At the rate these albums have been coming out, I need to either invent a time machine so I can go back to 1983 and learn to love thrash, or stick my head in the sand for another three years until a new trend is established. The number of thrash albums hitting these days is astounding, considering how the genre was all but dead until The Big 4 came out of hibernation. It's great news for adrenaline starved fans, because nothing can pump the blood like good ol' thrash can, but it's slightly less inviting for people like me who have never been filled to the brim with youthful bile.
“Destroy And Dominate”, the first real song on the album, eases its way into a gallop. With drums placed exceptionally high in the mix, there's no missing the beat. The song moves along, sounding remarkably like late-era Testament, from the slight hints of groove, to the vocals that piggy-back on Chuck Billy's patented roar. There are a few little twists of songwriting, the song never quite going where you think it's going to, that I appreciate. It helps elevate the song a bit above what the riff and vocals on their own would be.
“The Threat Of Things To Come” sounds wrong to me, as though the two guitars playing the opening riffs aren't synced up. It's a hard feeling to get over once the song gets going. There's a decent groove that gets going, and the gang vocals shouting the chorus to the song help drive the point home. But when the song slows down coming out of the solo, the barked vocals no longer work, and the song becomes tedious.
“Stick To Your Guns” ups the ante a bit, with a more standard, boiler-plate thrash approach, and a hint of melody to the vocals that make the song stand out as more memorable than the two that preceded it. At more than six minutes, it's still a touch too long, but it's a solid song all the way around. So too is “In For The Kill”, which makes the best use of the layered gang vocals of all the songs. I wouldn't quite call it a rallying cry, but the feeling is approximately apt.

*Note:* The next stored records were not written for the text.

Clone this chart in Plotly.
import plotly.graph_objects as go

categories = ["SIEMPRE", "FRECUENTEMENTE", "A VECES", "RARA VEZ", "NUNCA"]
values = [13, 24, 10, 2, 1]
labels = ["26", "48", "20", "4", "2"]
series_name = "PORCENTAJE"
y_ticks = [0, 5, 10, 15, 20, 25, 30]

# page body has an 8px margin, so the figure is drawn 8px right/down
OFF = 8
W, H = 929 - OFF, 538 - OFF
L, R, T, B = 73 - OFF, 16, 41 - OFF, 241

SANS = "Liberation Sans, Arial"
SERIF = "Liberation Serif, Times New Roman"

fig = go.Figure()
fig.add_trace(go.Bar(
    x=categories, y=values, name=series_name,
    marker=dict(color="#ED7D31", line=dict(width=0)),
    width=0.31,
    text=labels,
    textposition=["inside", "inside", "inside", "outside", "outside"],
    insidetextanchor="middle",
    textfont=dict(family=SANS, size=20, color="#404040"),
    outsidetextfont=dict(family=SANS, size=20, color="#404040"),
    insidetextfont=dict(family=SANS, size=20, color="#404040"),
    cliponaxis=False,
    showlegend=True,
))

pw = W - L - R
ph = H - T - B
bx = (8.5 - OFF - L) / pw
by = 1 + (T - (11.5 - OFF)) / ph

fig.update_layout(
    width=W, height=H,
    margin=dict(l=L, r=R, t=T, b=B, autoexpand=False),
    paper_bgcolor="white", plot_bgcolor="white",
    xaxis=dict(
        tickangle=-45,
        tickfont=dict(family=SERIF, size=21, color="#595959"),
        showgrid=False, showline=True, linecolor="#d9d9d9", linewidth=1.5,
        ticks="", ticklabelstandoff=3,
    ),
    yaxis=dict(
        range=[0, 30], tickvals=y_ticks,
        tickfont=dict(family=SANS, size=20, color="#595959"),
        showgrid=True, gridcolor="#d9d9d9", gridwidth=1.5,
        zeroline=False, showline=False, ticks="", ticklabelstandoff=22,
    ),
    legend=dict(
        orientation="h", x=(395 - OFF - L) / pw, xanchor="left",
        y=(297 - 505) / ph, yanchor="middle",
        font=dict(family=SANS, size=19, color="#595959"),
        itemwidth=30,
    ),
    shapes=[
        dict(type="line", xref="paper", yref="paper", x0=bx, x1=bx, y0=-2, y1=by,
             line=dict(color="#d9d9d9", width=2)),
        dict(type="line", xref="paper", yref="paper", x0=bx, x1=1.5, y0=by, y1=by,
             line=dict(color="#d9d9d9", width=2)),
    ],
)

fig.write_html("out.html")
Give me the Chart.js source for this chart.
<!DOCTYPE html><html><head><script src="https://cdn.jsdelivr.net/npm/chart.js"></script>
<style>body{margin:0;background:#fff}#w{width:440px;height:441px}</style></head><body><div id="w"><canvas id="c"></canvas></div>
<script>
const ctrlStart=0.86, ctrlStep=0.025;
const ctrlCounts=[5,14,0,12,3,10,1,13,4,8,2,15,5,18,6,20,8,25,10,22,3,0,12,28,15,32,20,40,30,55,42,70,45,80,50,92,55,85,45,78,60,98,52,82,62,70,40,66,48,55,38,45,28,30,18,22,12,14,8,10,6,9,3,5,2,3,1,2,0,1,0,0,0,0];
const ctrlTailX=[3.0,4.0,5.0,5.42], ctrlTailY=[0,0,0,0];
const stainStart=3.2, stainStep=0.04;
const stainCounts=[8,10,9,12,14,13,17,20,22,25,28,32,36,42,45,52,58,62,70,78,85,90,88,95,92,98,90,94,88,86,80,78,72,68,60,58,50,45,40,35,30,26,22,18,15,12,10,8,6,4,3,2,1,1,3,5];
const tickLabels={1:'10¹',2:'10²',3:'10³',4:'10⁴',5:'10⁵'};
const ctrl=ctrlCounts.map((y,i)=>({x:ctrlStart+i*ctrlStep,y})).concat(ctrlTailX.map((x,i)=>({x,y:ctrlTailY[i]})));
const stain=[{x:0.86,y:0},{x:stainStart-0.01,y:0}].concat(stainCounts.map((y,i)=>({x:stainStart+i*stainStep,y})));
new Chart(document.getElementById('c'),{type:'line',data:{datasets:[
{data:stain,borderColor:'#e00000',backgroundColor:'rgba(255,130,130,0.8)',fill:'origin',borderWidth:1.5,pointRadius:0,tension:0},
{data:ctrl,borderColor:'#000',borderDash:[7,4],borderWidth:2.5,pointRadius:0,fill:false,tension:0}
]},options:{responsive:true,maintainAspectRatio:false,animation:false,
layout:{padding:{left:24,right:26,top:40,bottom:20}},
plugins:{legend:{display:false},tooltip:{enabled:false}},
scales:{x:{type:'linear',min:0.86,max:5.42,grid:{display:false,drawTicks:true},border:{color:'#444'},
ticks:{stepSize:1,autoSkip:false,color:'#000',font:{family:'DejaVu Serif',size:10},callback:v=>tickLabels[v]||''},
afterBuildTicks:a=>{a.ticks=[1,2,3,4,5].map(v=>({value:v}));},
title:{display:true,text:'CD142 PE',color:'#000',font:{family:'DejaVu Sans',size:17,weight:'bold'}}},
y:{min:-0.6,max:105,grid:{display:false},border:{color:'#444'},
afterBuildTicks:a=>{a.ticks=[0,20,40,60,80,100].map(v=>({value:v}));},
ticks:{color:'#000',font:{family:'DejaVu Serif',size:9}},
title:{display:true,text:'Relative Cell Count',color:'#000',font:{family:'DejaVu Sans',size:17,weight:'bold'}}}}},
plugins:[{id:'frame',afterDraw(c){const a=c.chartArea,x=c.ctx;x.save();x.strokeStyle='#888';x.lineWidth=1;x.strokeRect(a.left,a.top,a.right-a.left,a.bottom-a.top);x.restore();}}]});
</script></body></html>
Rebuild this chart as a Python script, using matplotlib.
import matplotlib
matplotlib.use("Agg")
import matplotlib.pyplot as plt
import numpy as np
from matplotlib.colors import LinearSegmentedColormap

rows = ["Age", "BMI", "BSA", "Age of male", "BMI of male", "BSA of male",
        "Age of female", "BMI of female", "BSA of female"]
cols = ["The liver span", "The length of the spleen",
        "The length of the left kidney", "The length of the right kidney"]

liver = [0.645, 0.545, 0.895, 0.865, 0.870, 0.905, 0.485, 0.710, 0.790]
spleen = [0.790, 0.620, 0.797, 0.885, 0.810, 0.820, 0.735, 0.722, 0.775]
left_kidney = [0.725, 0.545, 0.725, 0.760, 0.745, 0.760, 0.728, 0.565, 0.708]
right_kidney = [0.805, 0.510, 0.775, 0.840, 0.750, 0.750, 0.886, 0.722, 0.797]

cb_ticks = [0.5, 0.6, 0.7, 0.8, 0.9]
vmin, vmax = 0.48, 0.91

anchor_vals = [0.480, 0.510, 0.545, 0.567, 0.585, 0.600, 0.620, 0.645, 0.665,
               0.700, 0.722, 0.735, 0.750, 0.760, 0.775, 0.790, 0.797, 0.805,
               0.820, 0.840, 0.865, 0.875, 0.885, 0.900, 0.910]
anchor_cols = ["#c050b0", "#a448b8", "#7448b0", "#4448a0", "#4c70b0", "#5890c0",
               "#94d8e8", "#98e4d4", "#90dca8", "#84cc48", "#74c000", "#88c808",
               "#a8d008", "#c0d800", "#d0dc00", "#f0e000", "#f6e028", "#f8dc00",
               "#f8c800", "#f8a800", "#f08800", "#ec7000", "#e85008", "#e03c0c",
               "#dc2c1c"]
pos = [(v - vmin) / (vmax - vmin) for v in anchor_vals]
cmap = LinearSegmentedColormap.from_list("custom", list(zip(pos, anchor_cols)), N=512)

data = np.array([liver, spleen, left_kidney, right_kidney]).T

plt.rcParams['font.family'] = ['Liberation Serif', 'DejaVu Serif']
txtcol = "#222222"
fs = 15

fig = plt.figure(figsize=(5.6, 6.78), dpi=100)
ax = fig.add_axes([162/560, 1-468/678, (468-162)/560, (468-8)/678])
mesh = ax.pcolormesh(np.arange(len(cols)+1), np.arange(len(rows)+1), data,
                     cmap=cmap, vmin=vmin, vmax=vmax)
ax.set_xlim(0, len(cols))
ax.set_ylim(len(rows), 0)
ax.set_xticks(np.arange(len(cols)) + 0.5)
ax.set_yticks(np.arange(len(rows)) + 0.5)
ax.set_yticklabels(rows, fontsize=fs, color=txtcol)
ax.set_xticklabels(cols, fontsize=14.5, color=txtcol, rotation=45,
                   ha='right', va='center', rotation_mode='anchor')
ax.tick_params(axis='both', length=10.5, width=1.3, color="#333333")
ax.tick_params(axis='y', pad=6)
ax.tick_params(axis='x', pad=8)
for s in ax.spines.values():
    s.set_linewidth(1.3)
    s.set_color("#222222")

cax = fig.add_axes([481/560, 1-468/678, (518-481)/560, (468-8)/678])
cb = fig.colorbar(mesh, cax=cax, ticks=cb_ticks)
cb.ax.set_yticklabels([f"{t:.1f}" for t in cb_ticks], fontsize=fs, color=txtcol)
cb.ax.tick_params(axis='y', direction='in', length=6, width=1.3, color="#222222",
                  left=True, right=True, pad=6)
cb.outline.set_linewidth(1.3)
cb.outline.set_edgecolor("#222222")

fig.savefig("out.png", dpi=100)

The biggest problem with thrash, for people like me, is that the speed of the music makes the individual parts go by too quickly to be memorable. The songs on “Civilization Under Threat” aren't played at those sorts of tempos, but they suffer from the same problem. Over the course of an entire album, there are surprisingly few riffs that stand out. So much of the music gets lost in itself, competent when you're listening, but utterly forgettable once it's over. There isn't a single riff that will make a guitarist want to pick up his instrument and figure out what he just heard, and no vocals that will make you have to shout along.
“Civilization Under Threat” is a fine album for thrash fans, but the appeal is limited to only those who crave high-octane metal. Every song stretches its legs, and after a while, the album grows tedious. With so much material that never deviates from the blueprint, and served in such long chunks, the album takes patience not normally ascribed to thrash. For anyone who wants a bit of diversity, melody, and bits of addictive songwriting, Potential Threat SF isn't going to be for you.